→ EXERCISE AIM
Below is a listing to write out in full, exactly as given, without its pictures.
— START —
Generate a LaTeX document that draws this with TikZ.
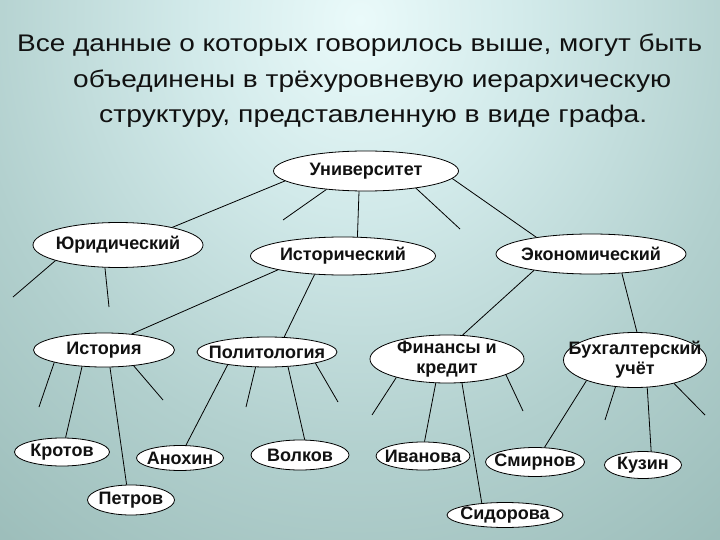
\documentclass[tikz,border=0pt]{standalone}
\usepackage{graphicx}
\usepackage{fontspec}
\setmainfont{Liberation Sans}
\usetikzlibrary{shapes.geometric}
\definecolor{bg0}{HTML}{EAFAFA}
\definecolor{bg1}{HTML}{D2EAEA}
\definecolor{bg2}{HTML}{B2D0CE}
\definecolor{bg3}{HTML}{8EB1AD}
\definecolor{bg4}{HTML}{7A9D99}
\definecolor{bg5}{HTML}{6A8E8A}
\definecolor{ink}{HTML}{111111}
\pgfdeclareradialshading{bgshade}{\pgfpoint{0bp}{0bp}}{color(0bp)=(bg0); color(6bp)=(bg1); color(14bp)=(bg2); color(26bp)=(bg3); color(34bp)=(bg4); color(40bp)=(bg5); color(50bp)=(bg5)}
\begin{document}
\begin{tikzpicture}[x=1pt,y=-1pt,
  el/.style={ellipse, draw=black, line width=0.8pt, fill=white, inner sep=0pt},
  lbl/.style={font=\bfseries\fontsize{18}{20}\selectfont, text=ink, inner sep=0pt, align=center},
  ttl/.style={anchor=base west, inner sep=0pt, text=ink, font=\fontsize{24}{28}\selectfont},
  edge/.style={draw=black, line width=0.8pt}]
\useasboundingbox (0,0) rectangle (720,540);
\begin{scope}
\clip (0,0) rectangle (720,540);
\fill[bg5] (0,0) rectangle (720,540);
\shade[shading=bgshade] (360,20) ellipse [x radius=700, y radius=775];
\end{scope}

% title
\node[ttl] (t1) at (17,52) {\resizebox{685pt}{\height}{Все данные о которых говорилось выше, могут быть}};
\node[ttl] (t2) at (73,88) {\resizebox{598pt}{\height}{объединены в трёхуровневую иерархическую}};
\node[ttl] (t3) at (99,123) {\resizebox{548pt}{\height}{структуру, представленную в виде графа.}};

% nodes
\node[el, minimum width=185pt, minimum height=40pt, label={[lbl]center:Университет}] (uni) at (366,171) {};
\node[el, minimum width=170pt, minimum height=45pt, label={[lbl]center:Юридический}] (jur) at (118,245) {};
\node[el, minimum width=185pt, minimum height=38pt, label={[lbl]center:Исторический}] (hist) at (343,256) {};
\node[el, minimum width=190pt, minimum height=40pt, label={[lbl]center:Экономический}] (econ) at (591,254) {};
\node[el, minimum width=141pt, minimum height=34pt, label={[lbl]center:История}] (istoria) at (104,350) {};
\node[el, minimum width=140pt, minimum height=30pt, label={[lbl]center:Политология}] (polit) at (267,352) {};
\node[el, minimum width=154pt, minimum height=48pt, label={[lbl]center:{Финансы и\\кредит}}] (fin) at (447,359) {};
\node[el, minimum width=143pt, minimum height=55pt, label={[lbl]center:{Бухгалтерский\\учёт}}] (buh) at (635,360) {};
\node[el, minimum width=95pt, minimum height=28pt, label={[lbl]center:Кротов}] (krotov) at (62,452) {};
\node[el, minimum width=87pt, minimum height=25pt, label={[lbl]center:Анохин}] (anohin) at (180,458) {};
\node[el, minimum width=98pt, minimum height=30pt, label={[lbl]center:Волков}] (volkov) at (300,455) {};
\node[el, minimum width=87pt, minimum height=30pt, label={[lbl]center:Петров}] (petrov) at (131,500) {};
\node[el, minimum width=94pt, minimum height=28pt, label={[lbl]center:Иванова}] (ivanova) at (423,456) {};
\node[el, minimum width=99pt, minimum height=29pt, label={[lbl]center:Смирнов}] (smirnov) at (535,462) {};
\node[el, minimum width=77pt, minimum height=27pt, label={[lbl]center:Кузин}] (kuzin) at (643,465) {};
\node[el, minimum width=116pt, minimum height=25pt, label={[lbl]center:Сидорова}] (sidorova) at (505,515) {};

% free ends
\coordinate (d1) at (283,220);
\coordinate (d2) at (460,229);
\coordinate (d3) at (13,297);
\coordinate (d4) at (109,307);
\coordinate (d5) at (39,407);
\coordinate (d6) at (163,400);
\coordinate (d7) at (246,407);
\coordinate (d8) at (338,402);
\coordinate (d9) at (372,415);
\coordinate (d10) at (523,411);
\coordinate (d11) at (605,420);
\coordinate (d12) at (705,415);

% connectors
\draw[edge] (uni.187.6) -- (jur.18.8);
\draw[edge] (uni.205.5) -- (d1);
\draw[edge] (uni.251.6) -- (hist.53.1);
\draw[edge] (uni.341.6) -- (d2);
\draw[edge] (uni.355.5) -- (econ.163.1);
\draw[edge] (jur.194.4) -- (d3);
\draw[edge] (jur.240.8) -- (d4);
\draw[edge] (hist.192.8) -- (istoria.30);
\draw[edge] (hist.213.7) -- (polit.41.2);
\draw[edge] (econ.196.6) -- (fin.57.4);
\draw[edge] (econ.328.5) -- (buh.86);
\draw[edge] (istoria.194) -- (d5);
\draw[edge] (istoria.217.7) -- (krotov.76.8);
\draw[edge] (istoria.289.4) -- (petrov.106.4);
\draw[edge] (istoria.332.7) -- (d6);
\draw[edge] (polit.198.8) -- (anohin.65);
\draw[edge] (polit.233.7) -- (d7);
\draw[edge] (polit.325.7) -- (volkov.73.6);
\draw[edge] (polit.347.8) -- (d8);
\draw[edge] (fin.200.9) -- (d9);
\draw[edge] (fin.245.2) -- (ivanova.84);
\draw[edge] (fin.302.6) -- (sidorova.153.4);
\draw[edge] (fin.345) -- (d10);
\draw[edge] (buh.203) -- (smirnov.57.7);
\draw[edge] (buh.234.5) -- (d11);
\draw[edge] (buh.294.9) -- (kuzin.59.5);
\draw[edge] (buh.329.8) -- (d12);
\end{tikzpicture}
\end{document}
— END —
→ THE COMPLETED TASK
Generate a LaTeX document that draws this with TikZ.
\documentclass[tikz,border=0pt]{standalone}
\usepackage{graphicx}
\usepackage{fontspec}
\setmainfont{Liberation Sans}
\usetikzlibrary{shapes.geometric}
\definecolor{bg0}{HTML}{EAFAFA}
\definecolor{bg1}{HTML}{D2EAEA}
\definecolor{bg2}{HTML}{B2D0CE}
\definecolor{bg3}{HTML}{8EB1AD}
\definecolor{bg4}{HTML}{7A9D99}
\definecolor{bg5}{HTML}{6A8E8A}
\definecolor{ink}{HTML}{111111}
\pgfdeclareradialshading{bgshade}{\pgfpoint{0bp}{0bp}}{color(0bp)=(bg0); color(6bp)=(bg1); color(14bp)=(bg2); color(26bp)=(bg3); color(34bp)=(bg4); color(40bp)=(bg5); color(50bp)=(bg5)}
\begin{document}
\begin{tikzpicture}[x=1pt,y=-1pt,
  el/.style={ellipse, draw=black, line width=0.8pt, fill=white, inner sep=0pt},
  lbl/.style={font=\bfseries\fontsize{18}{20}\selectfont, text=ink, inner sep=0pt, align=center},
  ttl/.style={anchor=base west, inner sep=0pt, text=ink, font=\fontsize{24}{28}\selectfont},
  edge/.style={draw=black, line width=0.8pt}]
\useasboundingbox (0,0) rectangle (720,540);
\begin{scope}
\clip (0,0) rectangle (720,540);
\fill[bg5] (0,0) rectangle (720,540);
\shade[shading=bgshade] (360,20) ellipse [x radius=700, y radius=775];
\end{scope}

% title
\node[ttl] (t1) at (17,52) {\resizebox{685pt}{\height}{Все данные о которых говорилось выше, могут быть}};
\node[ttl] (t2) at (73,88) {\resizebox{598pt}{\height}{объединены в трёхуровневую иерархическую}};
\node[ttl] (t3) at (99,123) {\resizebox{548pt}{\height}{структуру, представленную в виде графа.}};

% nodes
\node[el, minimum width=185pt, minimum height=40pt, label={[lbl]center:Университет}] (uni) at (366,171) {};
\node[el, minimum width=170pt, minimum height=45pt, label={[lbl]center:Юридический}] (jur) at (118,245) {};
\node[el, minimum width=185pt, minimum height=38pt, label={[lbl]center:Исторический}] (hist) at (343,256) {};
\node[el, minimum width=190pt, minimum height=40pt, label={[lbl]center:Экономический}] (econ) at (591,254) {};
\node[el, minimum width=141pt, minimum height=34pt, label={[lbl]center:История}] (istoria) at (104,350) {};
\node[el, minimum width=140pt, minimum height=30pt, label={[lbl]center:Политология}] (polit) at (267,352) {};
\node[el, minimum width=154pt, minimum height=48pt, label={[lbl]center:{Финансы и\\кредит}}] (fin) at (447,359) {};
\node[el, minimum width=143pt, minimum height=55pt, label={[lbl]center:{Бухгалтерский\\учёт}}] (buh) at (635,360) {};
\node[el, minimum width=95pt, minimum height=28pt, label={[lbl]center:Кротов}] (krotov) at (62,452) {};
\node[el, minimum width=87pt, minimum height=25pt, label={[lbl]center:Анохин}] (anohin) at (180,458) {};
\node[el, minimum width=98pt, minimum height=30pt, label={[lbl]center:Волков}] (volkov) at (300,455) {};
\node[el, minimum width=87pt, minimum height=30pt, label={[lbl]center:Петров}] (petrov) at (131,500) {};
\node[el, minimum width=94pt, minimum height=28pt, label={[lbl]center:Иванова}] (ivanova) at (423,456) {};
\node[el, minimum width=99pt, minimum height=29pt, label={[lbl]center:Смирнов}] (smirnov) at (535,462) {};
\node[el, minimum width=77pt, minimum height=27pt, label={[lbl]center:Кузин}] (kuzin) at (643,465) {};
\node[el, minimum width=116pt, minimum height=25pt, label={[lbl]center:Сидорова}] (sidorova) at (505,515) {};

% free ends
\coordinate (d1) at (283,220);
\coordinate (d2) at (460,229);
\coordinate (d3) at (13,297);
\coordinate (d4) at (109,307);
\coordinate (d5) at (39,407);
\coordinate (d6) at (163,400);
\coordinate (d7) at (246,407);
\coordinate (d8) at (338,402);
\coordinate (d9) at (372,415);
\coordinate (d10) at (523,411);
\coordinate (d11) at (605,420);
\coordinate (d12) at (705,415);

% connectors
\draw[edge] (uni.187.6) -- (jur.18.8);
\draw[edge] (uni.205.5) -- (d1);
\draw[edge] (uni.251.6) -- (hist.53.1);
\draw[edge] (uni.341.6) -- (d2);
\draw[edge] (uni.355.5) -- (econ.163.1);
\draw[edge] (jur.194.4) -- (d3);
\draw[edge] (jur.240.8) -- (d4);
\draw[edge] (hist.192.8) -- (istoria.30);
\draw[edge] (hist.213.7) -- (polit.41.2);
\draw[edge] (econ.196.6) -- (fin.57.4);
\draw[edge] (econ.328.5) -- (buh.86);
\draw[edge] (istoria.194) -- (d5);
\draw[edge] (istoria.217.7) -- (krotov.76.8);
\draw[edge] (istoria.289.4) -- (petrov.106.4);
\draw[edge] (istoria.332.7) -- (d6);
\draw[edge] (polit.198.8) -- (anohin.65);
\draw[edge] (polit.233.7) -- (d7);
\draw[edge] (polit.325.7) -- (volkov.73.6);
\draw[edge] (polit.347.8) -- (d8);
\draw[edge] (fin.200.9) -- (d9);
\draw[edge] (fin.245.2) -- (ivanova.84);
\draw[edge] (fin.302.6) -- (sidorova.153.4);
\draw[edge] (fin.345) -- (d10);
\draw[edge] (buh.203) -- (smirnov.57.7);
\draw[edge] (buh.234.5) -- (d11);
\draw[edge] (buh.294.9) -- (kuzin.59.5);
\draw[edge] (buh.329.8) -- (d12);
\end{tikzpicture}
\end{document}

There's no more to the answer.